## DATASET CONTENT
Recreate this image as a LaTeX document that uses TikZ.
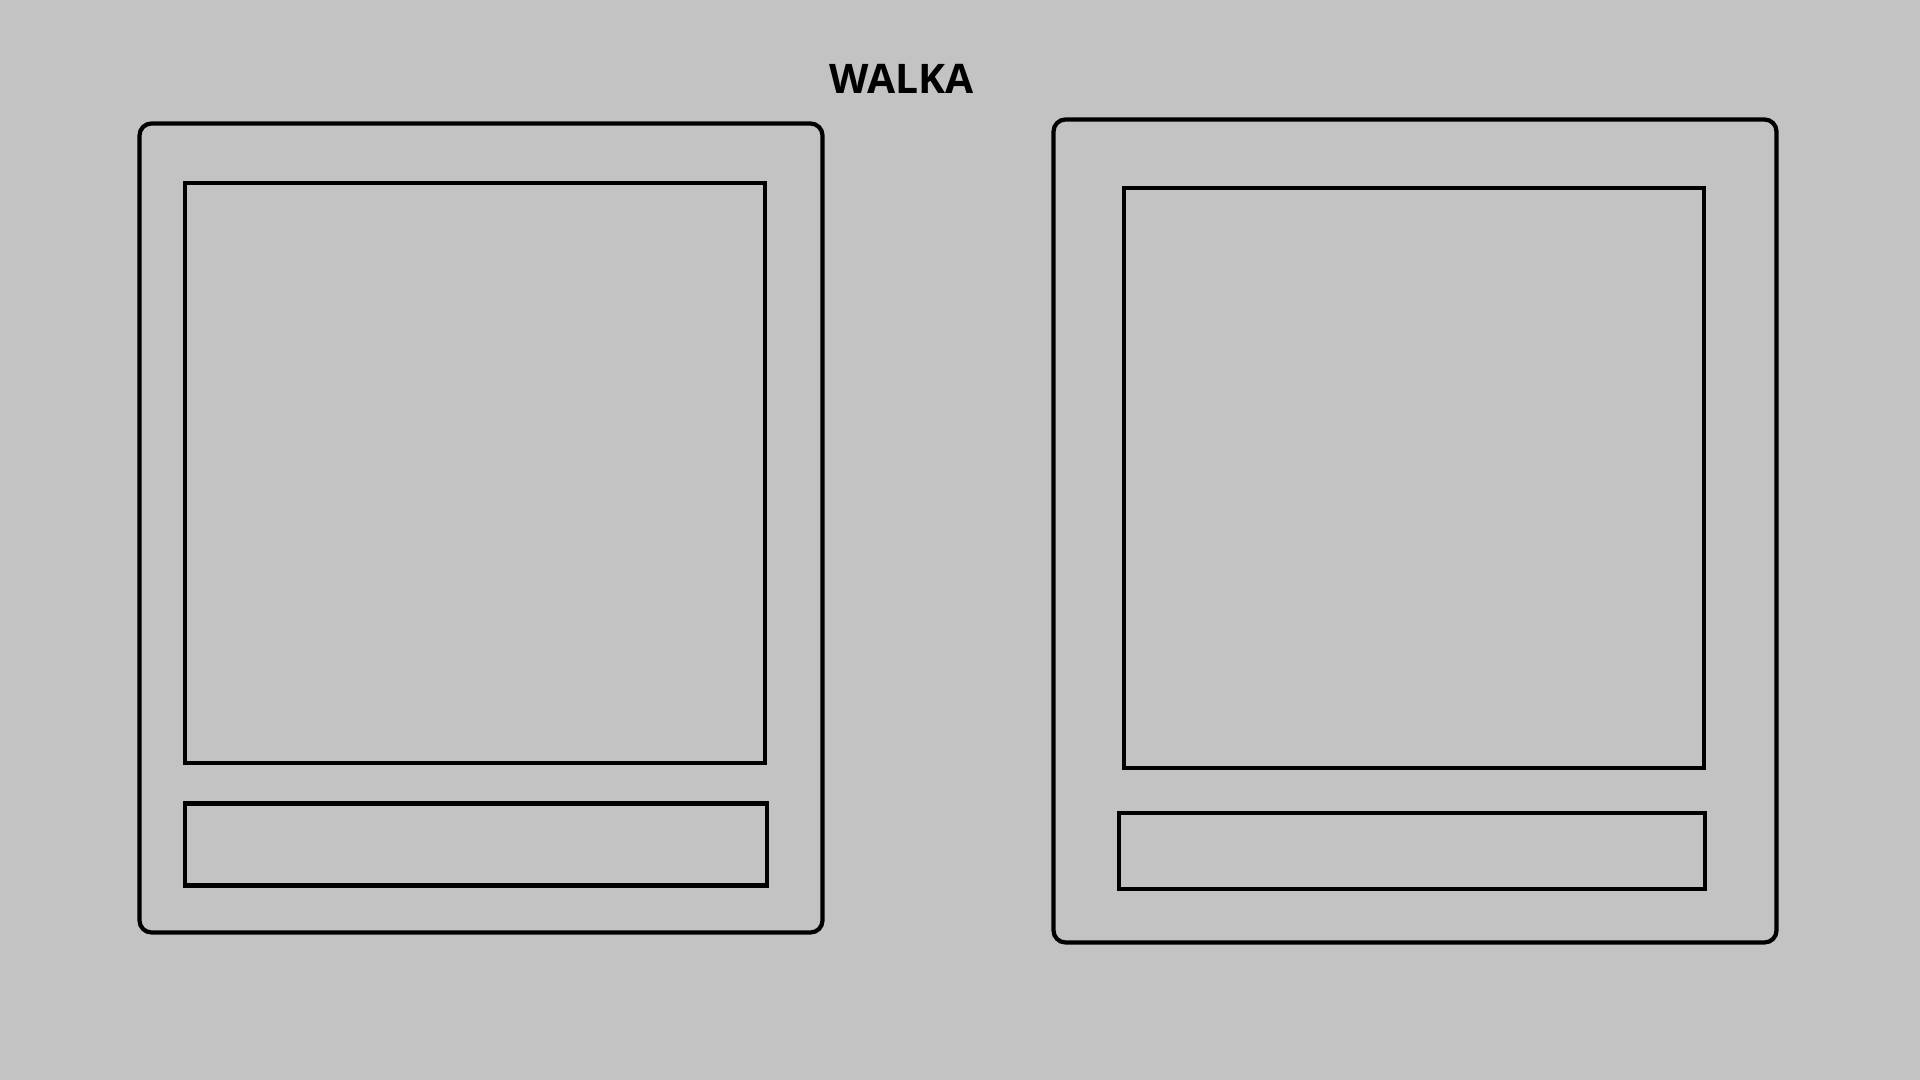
\documentclass[tikz,border=0pt]{standalone}
\usepackage{fontspec}
\setmainfont{Open Sans}
\usetikzlibrary{positioning}
\definecolor{bggray}{RGB}{195,195,195}
\tikzstyle{card} = [draw, rectangle, rounded corners=0.12cm, line width=0.042cm, inner sep=0pt, outer sep=0pt]
\tikzstyle{block} = [draw, rectangle, line width=0.042cm, inner sep=0pt, outer sep=0pt]
\tikzstyle{title} = [font=\bfseries\fontsize{11.6}{14}\selectfont, inner sep=0pt]

\begin{document}
\begin{tikzpicture}
\fill [bggray] (0,0) rectangle (19.2,10.8);
\useasboundingbox (0,0) rectangle (19.2,10.8);

\node [title, anchor=base] (walka) at (9.015,9.86) {WALKA};

% left card
\node [card, minimum width=6.83cm, minimum height=8.09cm] (lcard) at (4.81,5.52) {};
\node [block, minimum width=5.80cm, minimum height=5.80cm] (lscreen) at (4.75,6.07) {};
\node [block, minimum width=5.82cm, minimum height=0.82cm] (lbar) at (4.76,2.355) {};

% right card
\node [card, minimum width=7.23cm, minimum height=8.23cm] (rcard) at (14.15,5.49) {};
\node [block, minimum width=5.80cm, minimum height=5.80cm] (rscreen) at (14.14,6.02) {};
\node [block, minimum width=5.86cm, minimum height=0.76cm] (rbar) at (14.12,2.29) {};
\end{tikzpicture}
\end{document}
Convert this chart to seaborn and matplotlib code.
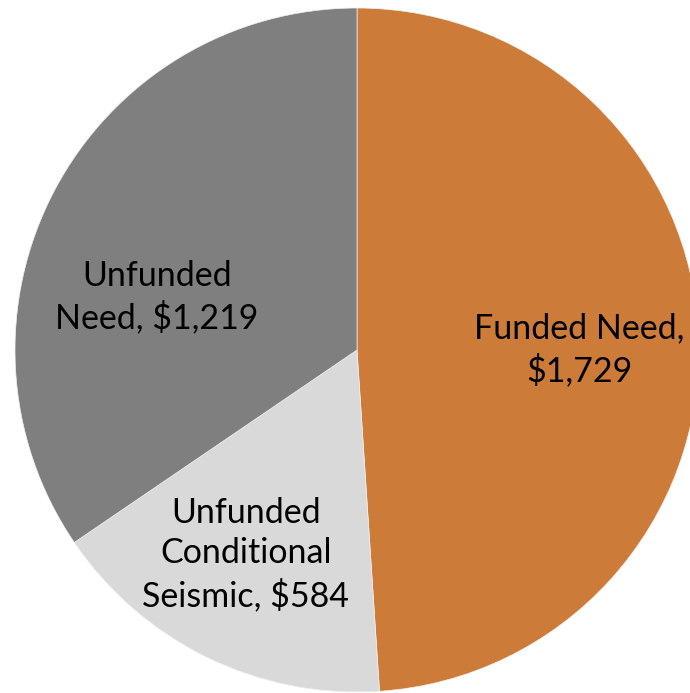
import numpy as np
import pandas as pd
import matplotlib
matplotlib.use('Agg')
import matplotlib.pyplot as plt
import seaborn as sns

#####################################
# data
categories = ['Funded Need', 'Unfunded Conditional Seismic', 'Unfunded Need']
values = [1729, 584, 1219]
labels = ['Funded Need,\n$1,729', 'Unfunded\nConditional\nSeismic, $584', 'Unfunded\nNeed, $1,219']
colors = ['#CD7B38', '#D9D9D9', '#7F7F7F']
# where the labels sit inside the pie (radius units)
label_pos = [(0.65, 0.0), (-0.325, -0.598), (-0.585, 0.155)]

#####################################
sns.set_style('white')
plt.rcParams['font.family'] = ['Lato', 'DejaVu Sans']

fig = plt.figure(figsize=(6.9, 6.93), dpi=100)
ax = fig.add_axes([0, 0, 1, 1])

df = pd.DataFrame({'category': categories, 'value': values})
wedges, texts = ax.pie(df['value'], labels=labels, colors=colors,
                       startangle=90, counterclock=False,
                       radius=1.0, labeldistance=0.65,
                       wedgeprops={'linewidth': 0.5, 'edgecolor': '#f0f0f0'},
                       textprops={'fontsize': 24.5, 'color': 'black',
                                  'ha': 'center', 'va': 'center',
                                  'linespacing': 1.33})
for t, pos in zip(texts, label_pos):
    t.set_position(pos)
    t.set_horizontalalignment('center')
    t.set_multialignment('center')

# pie center at pixel (357, 350), radius 342 px
scale = 342
ax.set_xlim(-357 / scale, (690 - 357) / scale)
ax.set_ylim(-(693 - 350) / scale, 350 / scale)
ax.set_aspect('auto')
ax.axis('off')

fig.savefig('out.png', dpi=100)
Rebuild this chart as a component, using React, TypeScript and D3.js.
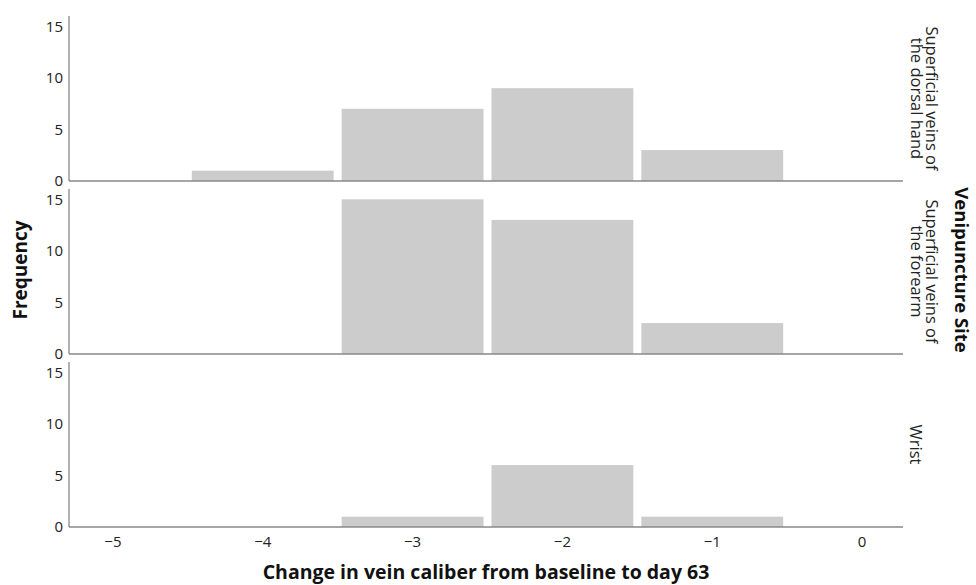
import { useEffect, useRef } from 'react';
import * as d3 from 'd3';

// bins are centred on whole numbers, width 1
const binCenters = [-4, -3, -2, -1];
const sites = ['Superficial veins of\nthe dorsal hand', 'Superficial veins of\nthe forearm', 'Wrist'];
const hand = [1, 7, 9, 3];
const forearm = [0, 15, 13, 3];
const wrist = [0, 1, 6, 1];
const siteCounts = [hand, forearm, wrist];
const xTicks = [-5, -4, -3, -2, -1, 0];
const yTicks = [0, 5, 10, 15];

const W = 976;
const H = 585;
const FONT = '"Open Sans", "DejaVu Sans", sans-serif';

export default function App() {
  const svgRef = useRef<SVGSVGElement>(null);

  useEffect(() => {
    const svg = d3.select(svgRef.current);
    svg.selectAll('*').remove();

    const left = 69, right = 903;
    const panelH = 165, gap = 8, top0 = 16;

    const x = d3.scaleLinear().domain([-5.293, 0.273]).range([left, right]);

    sites.forEach((site, i) => {
      const top = top0 + i * (panelH + gap);
      const bottom = top + panelH;
      const y = d3.scaleLinear().domain([0, 16]).range([bottom, top]);
      const g = svg.append('g');

      // bars
      g.selectAll('rect')
        .data(binCenters.map((c, j) => ({ c, n: siteCounts[i][j] })).filter(d => d.n > 0))
        .join('rect')
        .attr('x', d => x(d.c - 0.5) + 4)
        .attr('width', d => x(d.c + 0.5) - x(d.c - 0.5) - 8)
        .attr('y', d => y(d.n))
        .attr('height', d => y(0) - y(d.n))
        .attr('fill', '#cccccc');

      // axes lines
      g.append('line')
        .attr('x1', left).attr('x2', left)
        .attr('y1', top).attr('y2', bottom)
        .attr('stroke', '#888').attr('stroke-width', 1.3);
      g.append('line')
        .attr('x1', left).attr('x2', right)
        .attr('y1', bottom).attr('y2', bottom)
        .attr('stroke', '#888').attr('stroke-width', 1.3);

      // y tick labels
      g.selectAll('text.yt')
        .data(yTicks)
        .join('text')
        .attr('class', 'yt')
        .attr('x', left - 6)
        .attr('y', d => y(d))
        .attr('dy', '0.35em')
        .attr('text-anchor', 'end')
        .style('font-family', FONT)
        .style('font-size', '15px')
        .style('fill', '#222')
        .text(d => d);

      // facet label
      const lines = site.split('\n');
      const cy = (top + bottom) / 2;
      const lx = lines.length > 1 ? 924.5 : 916;
      const t = g.append('text')
        .attr('transform', `translate(${lx},${cy}) rotate(90)`)
        .attr('text-anchor', 'middle')
        .style('font-family', FONT)
        .style('font-size', '16.5px')
        .style('fill', '#222');
      lines.forEach((ln, k) => {
        t.append('tspan')
          .attr('x', 0)
          .attr('y', (k - (lines.length - 1) / 2) * 15.5)
          .attr('dy', '0.35em')
          .text(ln);
      });
    });

    // x tick labels (bottom panel only)
    svg.selectAll('text.xt')
      .data(xTicks)
      .join('text')
      .attr('class', 'xt')
      .attr('x', d => x(d))
      .attr('y', 542)
      .attr('dy', '0.35em')
      .attr('text-anchor', 'middle')
      .style('font-family', FONT)
      .style('font-size', '15px')
      .style('fill', '#222')
      .text(d => (d < 0 ? '\u2212' + Math.abs(d) : d));

    // titles
    svg.append('text')
      .attr('x', (left + right) / 2)
      .attr('y', 579)
      .attr('text-anchor', 'middle')
      .style('font-family', FONT)
      .style('font-size', '19.5px')
      .style('font-weight', 'bold')
      .style('fill', '#111')
      .text('Change in vein caliber from baseline to day 63');

    svg.append('text')
      .attr('transform', 'translate(20,270) rotate(-90)')
      .attr('text-anchor', 'middle')
      .attr('dy', '0.35em')
      .style('font-family', FONT)
      .style('font-size', '19px')
      .style('font-weight', 'bold')
      .style('fill', '#111')
      .text('Frequency');

    svg.append('text')
      .attr('transform', 'translate(961,270) rotate(90)')
      .attr('text-anchor', 'middle')
      .attr('dy', '0.35em')
      .style('font-family', FONT)
      .style('font-size', '18.5px')
      .style('font-weight', 'bold')
      .style('fill', '#111')
      .text('Venipuncture Site');
  }, []);

  return (
    <svg
      ref={svgRef}
      width={W}
      height={H}
      style={{ position: 'absolute', left: 0, top: 0, background: '#fff' }}
    />
  );
}
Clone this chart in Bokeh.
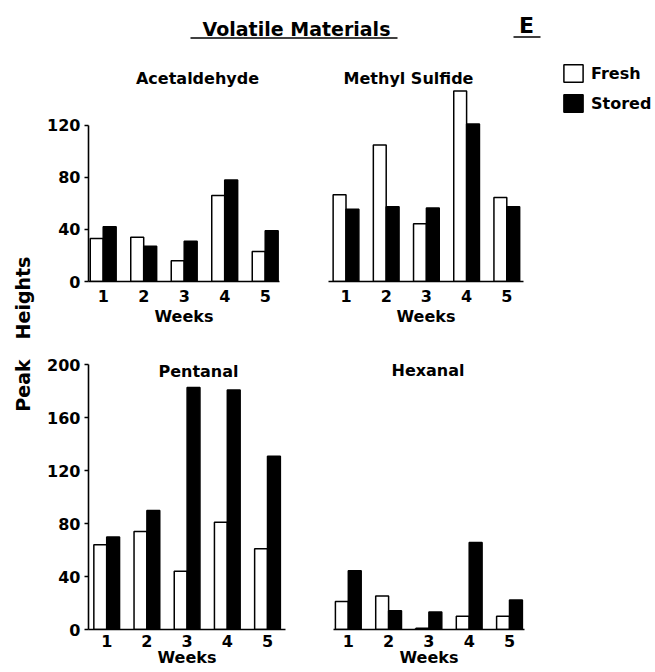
import math
from bokeh.plotting import figure
from bokeh.models import Range1d, Label, FixedTicker, Legend, LegendItem, ColumnDataSource
from bokeh.layouts import row, column
from bokeh.embed import file_html
from bokeh.resources import INLINE
from bokeh.transform import dodge

# ---------------- data ----------------
weeks = [1, 2, 3, 4, 5]
week_labels = ["1", "2", "3", "4", "5"]
acet_fresh = [33, 34, 16, 66, 23]
acet_stored = [42, 27, 31, 78, 39]
methyl_fresh = [66, 104, 44, 145, 64]
methyl_stored = [55, 57, 56, 120, 57]
pent_fresh = [64, 74, 44, 81, 61]
pent_stored = [70, 90, 183, 181, 131]
hex_fresh = [21, 25, 1, 10, 10]
hex_stored = [44, 14, 13, 65, 22]
ticks_top = [0, 40, 80, 120]
ticks_bottom = [0, 40, 80, 120, 160, 200]
series_names = ["Fresh", "Stored"]

FONT = "DejaVu Sans"
BLACK = "black"


def panel(title, fresh, stored, win_x0, fig_w, frame_l, frame_w, week1_px, step_px,
          row_y0, fig_h, frame_top, baseline, ppu, title_px, yticks=None,
          tick_standoff=8, label_standoff=2):
    y_end = (baseline - frame_top) / ppu
    x_start = 1 - (week1_px - frame_l) / step_px
    x_end = x_start + frame_w / step_px
    p = figure(width=fig_w, height=fig_h,
               x_range=Range1d(x_start, x_end), y_range=Range1d(0, y_end),
               output_backend="svg", toolbar_location=None,
               min_border_left=frame_l - win_x0,
               min_border_right=fig_w - (frame_l - win_x0) - frame_w,
               min_border_top=frame_top - row_y0,
               min_border_bottom=row_y0 + fig_h - baseline)
    p.outline_line_color = None
    p.xgrid.visible = False
    p.ygrid.visible = False
    p.background_fill_color = "white"
    p.border_fill_color = "white"

    src = ColumnDataSource(dict(week=weeks, fresh=fresh, stored=stored))
    p.vbar(x=dodge("week", -0.16, range=p.x_range), top="fresh", bottom=0, width=0.32,
           source=src, fill_color="white", line_color=BLACK, line_width=1.5)
    p.vbar(x=dodge("week", 0.16, range=p.x_range), top="stored", bottom=0, width=0.32,
           source=src, fill_color=BLACK, line_color=BLACK, line_width=1.5)

    ax = p.xaxis[0]
    ax.ticker = FixedTicker(ticks=weeks)
    ax.major_label_overrides = {w: l for w, l in zip(weeks, week_labels)}
    ax.major_tick_out = 0
    ax.major_tick_in = 0
    ax.minor_tick_out = 0
    ax.minor_tick_in = 0
    ax.axis_line_width = 1.6
    ax.axis_line_color = BLACK
    ax.major_label_text_font = FONT
    ax.major_label_text_font_style = "bold"
    ax.major_label_text_font_size = "16px"
    ax.major_label_text_color = BLACK
    ax.major_label_standoff = tick_standoff
    ax.axis_label = "Weeks"
    ax.axis_label_text_font = FONT
    ax.axis_label_text_font_style = "bold"
    ax.axis_label_text_font_size = "16px"
    ax.axis_label_text_color = BLACK
    ax.axis_label_standoff = label_standoff

    if yticks is not None:
        ay = p.yaxis[0]
        ay.ticker = FixedTicker(ticks=yticks)
        ay.bounds = (0, yticks[-1])
        ay.major_tick_out = 4
        ay.major_tick_in = 0
        ay.minor_tick_out = 0
        ay.minor_tick_in = 0
        ay.major_tick_line_width = 1.5
        ay.axis_line_width = 1.6
        ay.axis_line_color = BLACK
        ay.major_label_text_font = FONT
        ay.major_label_text_font_style = "bold"
        ay.major_label_text_font_size = "16px"
        ay.major_label_text_color = BLACK
        ay.major_label_standoff = 4
    else:
        p.yaxis.visible = False

    tx = 1 + (title_px[0] - week1_px) / step_px
    ty = (baseline - title_px[1]) / ppu
    p.add_layout(Label(x=tx, y=ty, text=title, text_font=FONT, text_font_style="bold",
                       text_font_size="16px", text_align="center", text_baseline="middle",
                       text_color=BLACK))
    return p


# ---------------- panels ----------------
tl = panel("Acetaldehyde", acet_fresh, acet_stored, 40, 264, 88, 191, 102.7, 40.5,
           50, 290, 60, 283, 1.325, (197, 76), yticks=ticks_top, tick_standoff=8, label_standoff=2)
tr = panel("Methyl Sulfide", methyl_fresh, methyl_stored, 304, 236, 328, 195, 345.5, 40.2,
           50, 290, 60, 281, 1.325, (408, 76), yticks=None, tick_standoff=8, label_standoff=2)
bl = panel("Pentanal", pent_fresh, pent_stored, 40, 264, 88, 197, 106.2, 40.2,
           340, 332, 350, 632, 1.337, (198, 371), yticks=ticks_bottom, tick_standoff=5, label_standoff=-2)
br = panel("Hexanal", hex_fresh, hex_stored, 304, 351, 333, 191, 347.8, 40.3,
           340, 332, 350, 629, 1.337, (427.5, 370), yticks=None, tick_standoff=5, label_standoff=-2)

# ---------------- legend ----------------
leg = figure(width=115, height=290, x_range=Range1d(0, 1), y_range=Range1d(0, 1),
             x_axis_type=None, y_axis_type=None, output_backend="svg", toolbar_location=None,
             min_border_left=21, min_border_right=0, min_border_top=12, min_border_bottom=0)
leg.outline_line_color = None
leg.xgrid.visible = False
leg.ygrid.visible = False
dummy = ColumnDataSource(dict(x=[float("nan")], top=[float("nan")]))
r_fresh = leg.vbar(x="x", top="top", width=0.5, source=dummy,
                   fill_color="white", line_color=BLACK, line_width=1.5)
r_stored = leg.vbar(x="x", top="top", width=0.5, source=dummy,
                    fill_color=BLACK, line_color=BLACK, line_width=1.5)
legend = Legend(items=[LegendItem(label=series_names[0], renderers=[r_fresh]),
                       LegendItem(label=series_names[1], renderers=[r_stored])],
                location="top_left", orientation="vertical", margin=0, padding=0,
                spacing=8, glyph_width=24, glyph_height=22, label_standoff=6,
                label_text_font=FONT, label_text_font_style="bold",
                label_text_font_size="16px", label_text_color=BLACK,
                border_line_color=None, background_fill_alpha=0)
leg.add_layout(legend)

# ---------------- header ----------------
hdr = figure(width=615, height=50, x_range=Range1d(0, 615), y_range=Range1d(50, 0),
             x_axis_type=None, y_axis_type=None, output_backend="svg", toolbar_location=None,
             min_border=0)
hdr.outline_line_color = None
hdr.xgrid.visible = False
hdr.ygrid.visible = False
hdr.add_layout(Label(x=256, y=28, text="Volatile Materials", text_font=FONT,
                     text_font_style="bold", text_font_size="19px", text_align="center",
                     text_baseline="middle", text_color=BLACK))
hdr.add_layout(Label(x=486, y=25, text="E", text_font=FONT, text_font_style="bold",
                     text_font_size="22px", text_align="center", text_baseline="middle",
                     text_color=BLACK))
hdr.segment(x0=[150, 473], y0=[37.5, 36.5], x1=[357, 500], y1=[37.5, 36.5],
            line_color=BLACK, line_width=1.5)

# ---------------- y label strip ----------------
strip = figure(width=40, height=672, x_range=Range1d(0, 40), y_range=Range1d(672, 0),
               x_axis_type=None, y_axis_type=None, output_backend="svg", toolbar_location=None,
               min_border=0)
strip.outline_line_color = None
strip.xgrid.visible = False
strip.ygrid.visible = False
strip.add_layout(Label(x=22, y=297.5, text="Heights", angle=math.pi / 2, text_font=FONT,
                       text_font_style="bold", text_font_size="19px", text_align="center",
                       text_baseline="middle", text_color=BLACK))
strip.add_layout(Label(x=22, y=385, text="Peak", angle=math.pi / 2, text_font=FONT,
                       text_font_style="bold", text_font_size="19px", text_align="center",
                       text_baseline="middle", text_color=BLACK))

layout = row(strip, column(hdr, row(tl, tr, leg), row(bl, br)))

open("out.html", "w").write(file_html(layout, INLINE))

## WORK TO DO
Write out again, exactly, the lines from the start of the listing up to the line containing "[title, anchor=base] (walka)", with both ends and without pictures.

## WRITTEN RESPONSE
Recreate this image as a LaTeX document that uses TikZ.
\documentclass[tikz,border=0pt]{standalone}
\usepackage{fontspec}
\setmainfont{Open Sans}
\usetikzlibrary{positioning}
\definecolor{bggray}{RGB}{195,195,195}
\tikzstyle{card} = [draw, rectangle, rounded corners=0.12cm, line width=0.042cm, inner sep=0pt, outer sep=0pt]
\tikzstyle{block} = [draw, rectangle, line width=0.042cm, inner sep=0pt, outer sep=0pt]
\tikzstyle{title} = [font=\bfseries\fontsize{11.6}{14}\selectfont, inner sep=0pt]

\begin{document}
\begin{tikzpicture}
\fill [bggray] (0,0) rectangle (19.2,10.8);
\useasboundingbox (0,0) rectangle (19.2,10.8);

\node [title, anchor=base] (walka) at (9.015,9.86) {WALKA};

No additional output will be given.